As a local resident and taxpayer, I am tired of being treated like a second class citizen, yet when Joe Hollywood shows up the city is willing to bend over backwards and do whatever necessary to accommodate them. I was all for the closure of Main Street for a movie shoot for two weeks, but am frustrated by the fact that we are never able to have these same streets closed for you and me – the ones who live here.

The fine folks who bring us the Mustard Festival each fall have been stonewalled time and time again when asking the city for permission to close King St for the festival weekend. Mayor DiIanni made the pedestrianizing of Gore Park one of his top ten things to get done in 2005. So far, nothing.

You and I simply aren't important enough. Hollywood is. And the ability of suburban councillors to rip in and out of the city to work every day is, but you and I, the ones paying their salaries, don't matter much.

Unfortunately, we have nobody to blame but ourselves. After all, they treat us like crap year after year and then we vote them back in. What do you expect?

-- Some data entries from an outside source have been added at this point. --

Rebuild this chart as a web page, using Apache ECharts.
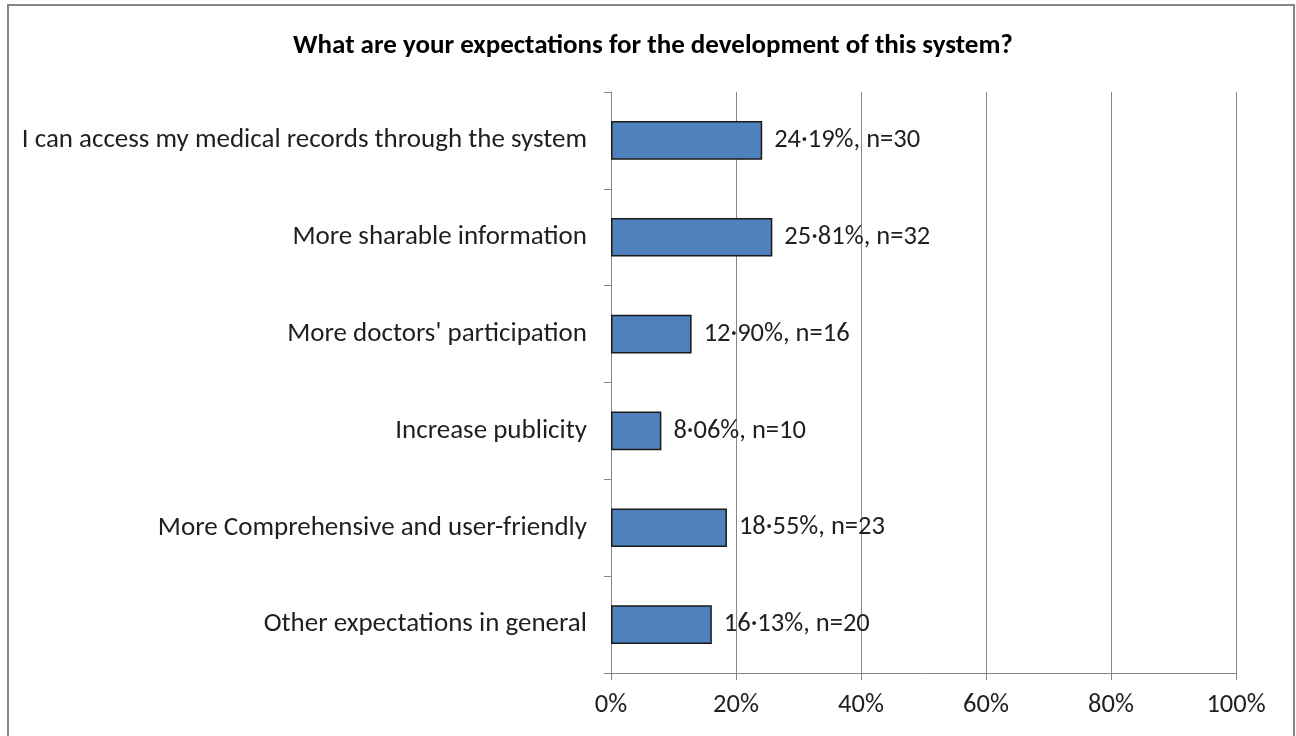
<!DOCTYPE html>
<html>
<head>
<meta charset="utf-8">
<script src="https://cdn.jsdelivr.net/npm/echarts@6/dist/echarts.min.js"></script>
<style>
html,body{margin:0;padding:0;background:#fff;}
#main{width:1296px;height:736px;}
</style>
</head>
<body>
<div id="main"></div>
<script>
const titleText = "What are your expectations for the development of this system?";
const categories = [
  "I can access my medical records through the system",
  "More sharable information",
  "More doctors' participation",
  "Increase publicity",
  "More Comprehensive and user-friendly",
  "Other expectations in general"
];
const percents = [24.19, 25.81, 12.90, 8.06, 18.55, 16.13];
const counts = [30, 32, 16, 10, 23, 20];
const xTicks = [0, 20, 40, 60, 80, 100];

const chart = echarts.init(document.getElementById('main'));
const font = "Carlito, Calibri, 'Open Sans', sans-serif";
chart.setOption({
  backgroundColor: '#fff',
  animation: false,
  graphic: [{
    type: 'rect',
    shape: {x: 8, y: 5, width: 1286, height: 800},
    style: {fill: 'none', stroke: '#878787', lineWidth: 2},
    silent: true
  }],
  title: {
    text: titleText,
    left: 648, top: 28, textAlign: 'center',
    textStyle: {fontFamily: font, fontSize: 27, fontWeight: 'bold', color: '#000'}
  },
  grid: {left: 611, right: 60, top: 92, bottom: 63, containLabel: false},
  xAxis: {
    type: 'value', min: xTicks[0], max: xTicks[xTicks.length - 1], interval: 20,
    axisLine: {show: true, lineStyle: {color: '#868686', width: 1}},
    axisTick: {show: true, length: 7, lineStyle: {color: '#868686'}},
    splitLine: {show: true, lineStyle: {color: '#868686', width: 1}},
    axisLabel: {formatter: '{value}%', fontFamily: font, fontSize: 26.5, color: '#1f1f1f', margin: 19}
  },
  yAxis: {
    type: 'category', data: categories, inverse: true,
    axisLine: {show: true, lineStyle: {color: '#868686', width: 1}},
    axisTick: {show: true, length: 7, alignWithLabel: false, lineStyle: {color: '#868686'}},
    axisLabel: {fontFamily: font, fontSize: 27, color: '#1f1f1f', margin: 24}
  },
  series: [{
    type: 'bar',
    data: percents,
    barWidth: '40%',
    itemStyle: {color: '#4F81BD', borderColor: '#1a1a1a', borderWidth: 1.5},
    label: {
      show: true, position: 'right', distance: 12,
      fontFamily: font, fontSize: 26.5, color: '#1f1f1f',
      formatter: p => p.value.toFixed(2).replace('.', '·') + '%, n=' + counts[p.dataIndex]
    }
  }]
});
</script>
</body>
</html>
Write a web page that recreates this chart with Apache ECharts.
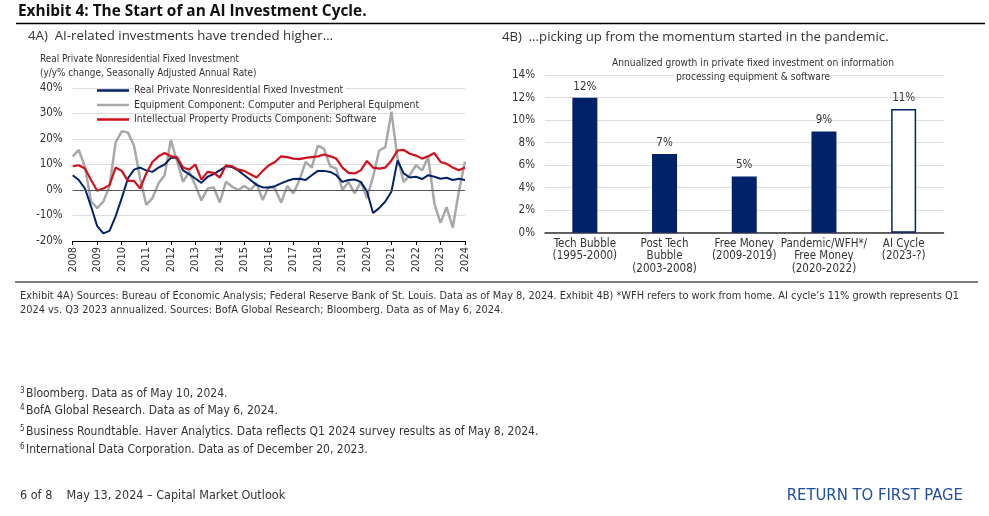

Residents of Hamilton need to understand that most of our current council has an obligation to the homebuilding industry due to their election campaign funds. This has been the case for over 20 years and the state of the city shows whether this has been good or bad for Hamilton. It's not even close.

Talk to your neighbours, friends, family members and co-workers. Begin to prepare people for the upcoming election next year. Hamiltonians are duped into voting for the 'business' friendly candidate every election as the corporate machine plasters the city in billboards and TV commercials.

Of course, the Spectator jumps on the bandwagon and always seems to 'endorse' the most sprawl-loving candidate and many Hamiltonians lazily allow this daily publication to shape their vote. You and I can bring about a change at city hall. And we need to.

It's not enough for them to develop great urban revitalization plans, only to leave them on the shelf for fifteen years while they ram more big boxes down our throats and pad the pockets of suburban developers.

It's time to make urban revitalization a priority in Hamilton.